* [OBJECTIVE]: Repeat exactly the stretch of lines that starts with the one containing "Give me the TikZ source for this diagram." and ends with the last line of the material. Leave out pictures.

* [MATERIAL SUPPLIED]:
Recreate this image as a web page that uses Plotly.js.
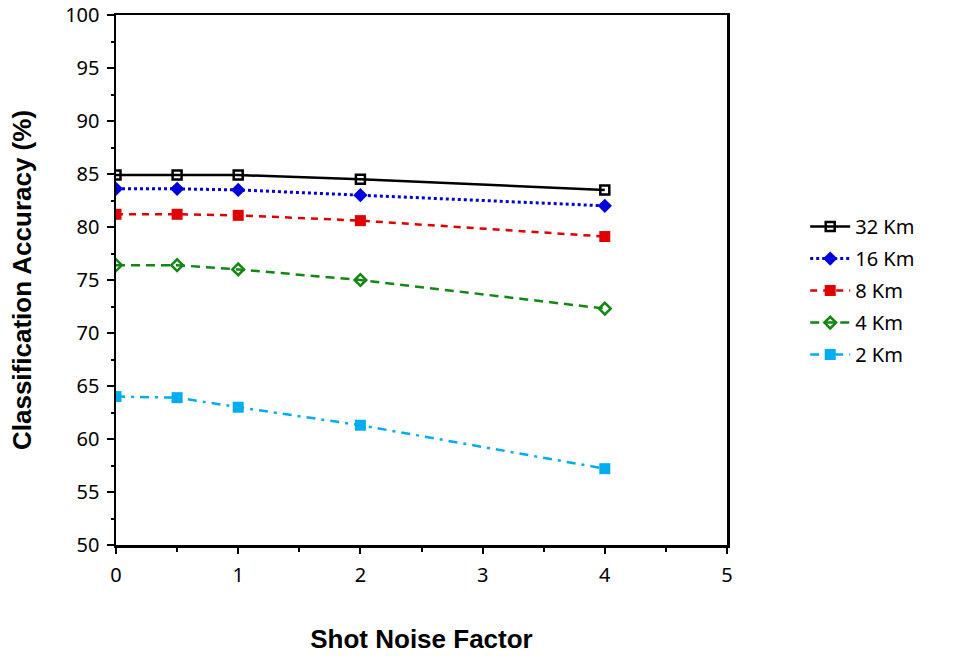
<!DOCTYPE html>
<html>
<head>
<meta charset="utf-8">
<script src="https://cdn.plot.ly/plotly-3.0.1.min.js"></script>
<style>html,body{margin:0;padding:0;background:#fff;}#chart{width:964px;height:656px;}</style>
</head>
<body>
<div id="chart"></div>
<script>
const noiseFactor = [0, 0.5, 1, 2, 4];
const km32 = [84.9, 84.9, 84.9, 84.5, 83.5];
const km16 = [83.6, 83.6, 83.5, 83.0, 82.0];
const km8  = [81.2, 81.2, 81.1, 80.6, 79.1];
const km4  = [76.4, 76.4, 76.0, 75.0, 72.3];
const km2  = [64.0, 63.9, 63.0, 61.3, 57.2];
const seriesNames = ['32 Km', '16 Km', '8 Km', '4 Km', '2 Km'];
const xTicks = [0, 1, 2, 3, 4, 5];
const yTicks = [50, 55, 60, 65, 70, 75, 80, 85, 90, 95, 100];

const traces = [
  {x: noiseFactor, y: km32, name: seriesNames[0], legendgroup: 'g1', mode: 'lines+markers',
   line: {color: '#000000', width: 2.5, dash: 'solid'},
   marker: {symbol: 'square-open', size: 9, color: '#000000', line: {width: 2.5, color: '#000000'}}},
  {x: noiseFactor, y: km16, name: seriesNames[1], legendgroup: 'g2', mode: 'lines+markers',
   line: {color: '#0000dd', width: 3, dash: 'dot'},
   marker: {symbol: 'diamond', size: 11, color: '#0000dd'}},
  {x: noiseFactor, y: km8, name: seriesNames[2], legendgroup: 'g3', mode: 'lines+markers',
   line: {color: '#e00000', width: 2.5, dash: '7px,6px'},
   marker: {symbol: 'square', size: 11, color: '#e00000'}},
  {x: noiseFactor, y: km4, name: seriesNames[3], legendgroup: 'g4', mode: 'lines+markers',
   line: {color: '#118811', width: 2.5, dash: '9px,6px'},
   marker: {symbol: 'diamond-open', size: 9, color: '#118811', line: {width: 2.5, color: '#118811'}}},
  {x: noiseFactor, y: km2, name: seriesNames[4], legendgroup: 'g5', mode: 'lines+markers',
   line: {color: '#00aeef', width: 2.5, dash: '9px,6px,3px,6px'},
   marker: {symbol: 'square', size: 11, color: '#00aeef'}}
];

const layout = {
  width: 964, height: 656,
  margin: {l: 116, r: 237, t: 15, b: 111, pad: 0},
  paper_bgcolor: '#ffffff', plot_bgcolor: '#ffffff',
  showlegend: true,
  legend: {x: 1.128, y: 0.48, xanchor: 'left', yanchor: 'middle',
           font: {family: 'Noto Sans, sans-serif', size: 20, color: '#000'},
           tracegroupgap: 3, itemwidth: 40, bgcolor: 'rgba(0,0,0,0)'},
  xaxis: {
    range: [0, 5], tickvals: xTicks,
    showgrid: false, zeroline: false,
    showline: true, linecolor: '#000', linewidth: 2.5, mirror: true,
    ticks: 'outside', ticklen: 6, tickwidth: 2, tickcolor: '#000', ticklabelstandoff: 4,
    minor: {tickvals: [0.5, 1.5, 2.5, 3.5, 4.5], ticks: 'outside', ticklen: 4, tickwidth: 2, tickcolor: '#000', showgrid: false},
    tickfont: {family: 'Noto Sans, sans-serif', size: 20, color: '#000'},
    title: {text: 'Shot Noise Factor', standoff: 44,
            font: {family: 'Liberation Sans, Arial, sans-serif', size: 26, color: '#000', weight: 'bold'}}
  },
  yaxis: {
    range: [50, 100], tickvals: yTicks,
    showgrid: false, zeroline: false,
    showline: true, linecolor: '#000', linewidth: 2.5, mirror: true,
    ticks: 'outside', ticklen: 7, tickwidth: 2, tickcolor: '#000', ticklabelstandoff: 3,
    minor: {dtick: 2.5, tick0: 50, ticks: 'outside', ticklen: 3, tickwidth: 2, tickcolor: '#000', showgrid: false},
    tickfont: {family: 'Noto Sans, sans-serif', size: 20, color: '#000'},
    title: {text: 'Classification Accuracy (%)', standoff: 26,
            font: {family: 'Liberation Sans, Arial, sans-serif', size: 26, color: '#000', weight: 'bold'}}
  }
};

Plotly.newPlot('chart', traces, layout, {displayModeBar: false, staticPlot: true});
</script>
</body>
</html>
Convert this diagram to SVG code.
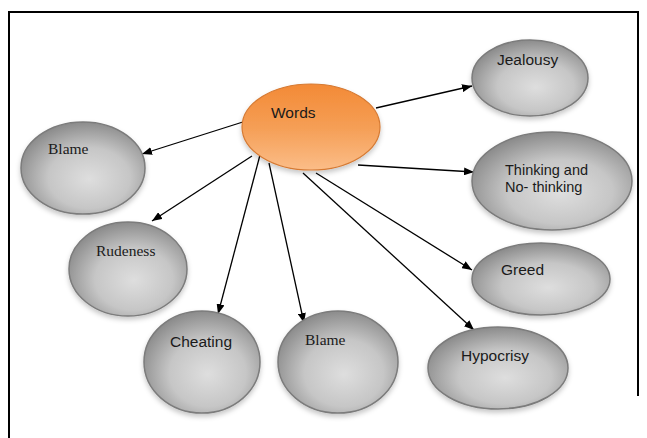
<svg xmlns="http://www.w3.org/2000/svg" width="647" height="438" viewBox="0 0 647 438">
<defs>
<radialGradient id="gray" cx="0.55" cy="0.6" r="0.6" fx="0.55" fy="0.62">
<stop offset="0" stop-color="#dedede"/>
<stop offset="0.55" stop-color="#c6c6c6"/>
<stop offset="1" stop-color="#8c8c8c"/>
</radialGradient>
<linearGradient id="orange" x1="0" y1="0" x2="0" y2="1">
<stop offset="0" stop-color="#f38a36"/>
<stop offset="0.5" stop-color="#f59e55"/>
<stop offset="1" stop-color="#fbbd88"/>
</linearGradient>
<filter id="sh" x="-20%" y="-20%" width="140%" height="150%">
<feDropShadow dx="0" dy="3" stdDeviation="2.5" flood-color="#000" flood-opacity="0.22"/>
</filter>
<marker id="ah" viewBox="0 0 10 8" refX="10" refY="4" markerWidth="10" markerHeight="8" markerUnits="userSpaceOnUse" orient="auto">
<path d="M0,0 L10,4 L0,8 z" fill="#000"/>
</marker>
</defs>
<style>
.g{fill:url(#gray);stroke:#7b7b7b;stroke-width:1.5;filter:url(#sh)}
.o{fill:url(#orange);stroke:#d67a33;stroke-width:1.2;filter:url(#sh)}
.s{font-family:"Liberation Sans",Arial,sans-serif;font-size:15.5px;fill:#1a1a1a}
.t{font-family:"Liberation Serif","Times New Roman",serif;font-size:15.5px;fill:#1a1a1a}
.c line{stroke:#000;stroke-width:1.3;marker-end:url(#ah)}
</style>
<rect width="647" height="438" fill="#fff"/>
<path d="M9,438 V12 H638 V396" fill="none" stroke="#000" stroke-width="2"/>
<g class="c" id="connectors">
<line x1="376" y1="108" x2="472" y2="86"/>
<line x1="358" y1="165" x2="474" y2="172"/>
<line x1="316" y1="173" x2="472" y2="270"/>
<line x1="303" y1="173" x2="474" y2="330"/>
<line x1="246" y1="121" x2="142" y2="154"/>
<line x1="252" y1="156" x2="152" y2="221"/>
<line x1="260" y1="155" x2="218" y2="314"/>
<line x1="269" y1="163" x2="304" y2="323"/>
</g>
<g id="words"><ellipse class="o" cx="311" cy="127" rx="69" ry="43"/><text class="s" x="271" y="118">Words</text></g>
<g id="blame1"><ellipse class="g" cx="83" cy="168" rx="62" ry="46"/><text class="t" x="48" y="154">Blame</text></g>
<g id="rudeness"><ellipse class="g" cx="128" cy="269" rx="59" ry="47"/><text class="t" x="96" y="256">Rudeness</text></g>
<g id="cheating"><ellipse class="g" cx="202" cy="362" rx="58" ry="51"/><text class="s" x="170" y="347">Cheating</text></g>
<g id="blame2"><ellipse class="g" cx="338" cy="362" rx="60" ry="51"/><text class="t" x="305" y="345">Blame</text></g>
<g id="hypocrisy"><ellipse class="g" cx="498" cy="368" rx="70" ry="41"/><text class="s" x="461" y="361">Hypocrisy</text></g>
<g id="jealousy"><ellipse class="g" cx="530" cy="78" rx="58" ry="38"/><text class="s" x="497" y="65">Jealousy</text></g>
<g id="thinking"><ellipse class="g" cx="552" cy="181" rx="80" ry="49"/><text class="s" x="505" y="175" style="font-size:14.5px">Thinking and</text><text class="s" x="505" y="192" style="font-size:14.5px">No- thinking</text></g>
<g id="greed"><ellipse class="g" cx="541" cy="279" rx="69" ry="36"/><text class="s" x="501" y="275">Greed</text></g>
</svg>
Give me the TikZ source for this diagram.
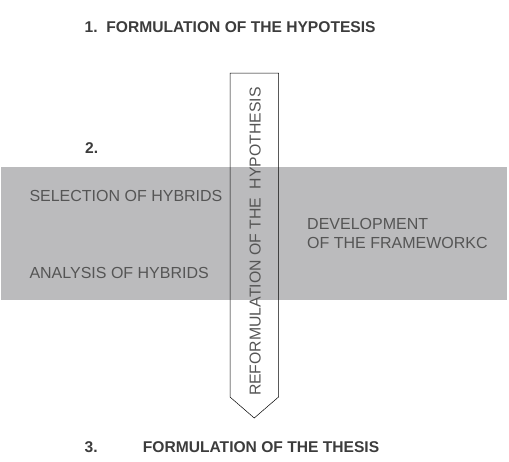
\documentclass[tikz,border=0pt]{standalone}
\usepackage{fontspec}
\setmainfont{Liberation Sans}
\definecolor{bandgray}{HTML}{BBBBBD}
\definecolor{txtgray}{HTML}{555555}
\definecolor{boldgray}{HTML}{3C3C3C}
\begin{document}
\begin{tikzpicture}[x=1pt,y=-1pt,
  lbl/.style={inner sep=0pt,anchor=west,text=txtgray,font=\fontsize{16}{18}\selectfont},
  ttl/.style={inner sep=0pt,anchor=west,text=boldgray,font=\fontsize{15.6}{18}\selectfont\bfseries},
  arrowshape/.style={draw=black,line width=0.5pt,line join=miter}]
\useasboundingbox (0,0) rectangle (509,461);
\fill[bandgray] (1,167) rectangle (507,300);
% vertical arrow
\coordinate (tl) at (230,73);
\coordinate (tr) at (278.5,73);
\coordinate (br) at (278.5,397);
\coordinate (tip) at (254.25,418);
\coordinate (bl) at (230,397);
\draw[arrowshape] (tl) -- (tr) -- (br) -- (tip) -- (bl) -- cycle;
\node[inner sep=0pt,rotate=90,text=txtgray,font=\fontsize{15.8}{18}\selectfont] (ref) at (255.3,241.6) {REFORMULATION OF THE\ \ HYPOTHESIS};
% titles
\node[ttl] (t1) at (84.5,27.2) {1.\ \ FORMULATION OF THE HYPOTESIS};
\node[ttl] (t2) at (85,147.8) {2.};
\node[ttl] (t3n) at (84.5,447) {3.};
\node[ttl] (t3) at (142.7,447) {FORMULATION OF THE THESIS};
% labels
\node[lbl] (sel) at (29.3,195.5) {SELECTION OF HYBRIDS};
\node[lbl] (ana) at (29.3,273) {ANALYSIS OF HYBRIDS};
\node[lbl] (dev1) at (307,223.5) {DEVELOPMENT};
\node[lbl] (dev2) at (307,242.5) {OF THE FRAMEWORKC};
\end{tikzpicture}
\end{document}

* [CORRECT RESPONSE]:
Give me the TikZ source for this diagram.
\documentclass[tikz,border=0pt]{standalone}
\usepackage{fontspec}
\setmainfont{Liberation Sans}
\definecolor{bandgray}{HTML}{BBBBBD}
\definecolor{txtgray}{HTML}{555555}
\definecolor{boldgray}{HTML}{3C3C3C}
\begin{document}
\begin{tikzpicture}[x=1pt,y=-1pt,
  lbl/.style={inner sep=0pt,anchor=west,text=txtgray,font=\fontsize{16}{18}\selectfont},
  ttl/.style={inner sep=0pt,anchor=west,text=boldgray,font=\fontsize{15.6}{18}\selectfont\bfseries},
  arrowshape/.style={draw=black,line width=0.5pt,line join=miter}]
\useasboundingbox (0,0) rectangle (509,461);
\fill[bandgray] (1,167) rectangle (507,300);
% vertical arrow
\coordinate (tl) at (230,73);
\coordinate (tr) at (278.5,73);
\coordinate (br) at (278.5,397);
\coordinate (tip) at (254.25,418);
\coordinate (bl) at (230,397);
\draw[arrowshape] (tl) -- (tr) -- (br) -- (tip) -- (bl) -- cycle;
\node[inner sep=0pt,rotate=90,text=txtgray,font=\fontsize{15.8}{18}\selectfont] (ref) at (255.3,241.6) {REFORMULATION OF THE\ \ HYPOTHESIS};
% titles
\node[ttl] (t1) at (84.5,27.2) {1.\ \ FORMULATION OF THE HYPOTESIS};
\node[ttl] (t2) at (85,147.8) {2.};
\node[ttl] (t3n) at (84.5,447) {3.};
\node[ttl] (t3) at (142.7,447) {FORMULATION OF THE THESIS};
% labels
\node[lbl] (sel) at (29.3,195.5) {SELECTION OF HYBRIDS};
\node[lbl] (ana) at (29.3,273) {ANALYSIS OF HYBRIDS};
\node[lbl] (dev1) at (307,223.5) {DEVELOPMENT};
\node[lbl] (dev2) at (307,242.5) {OF THE FRAMEWORKC};
\end{tikzpicture}
\end{document}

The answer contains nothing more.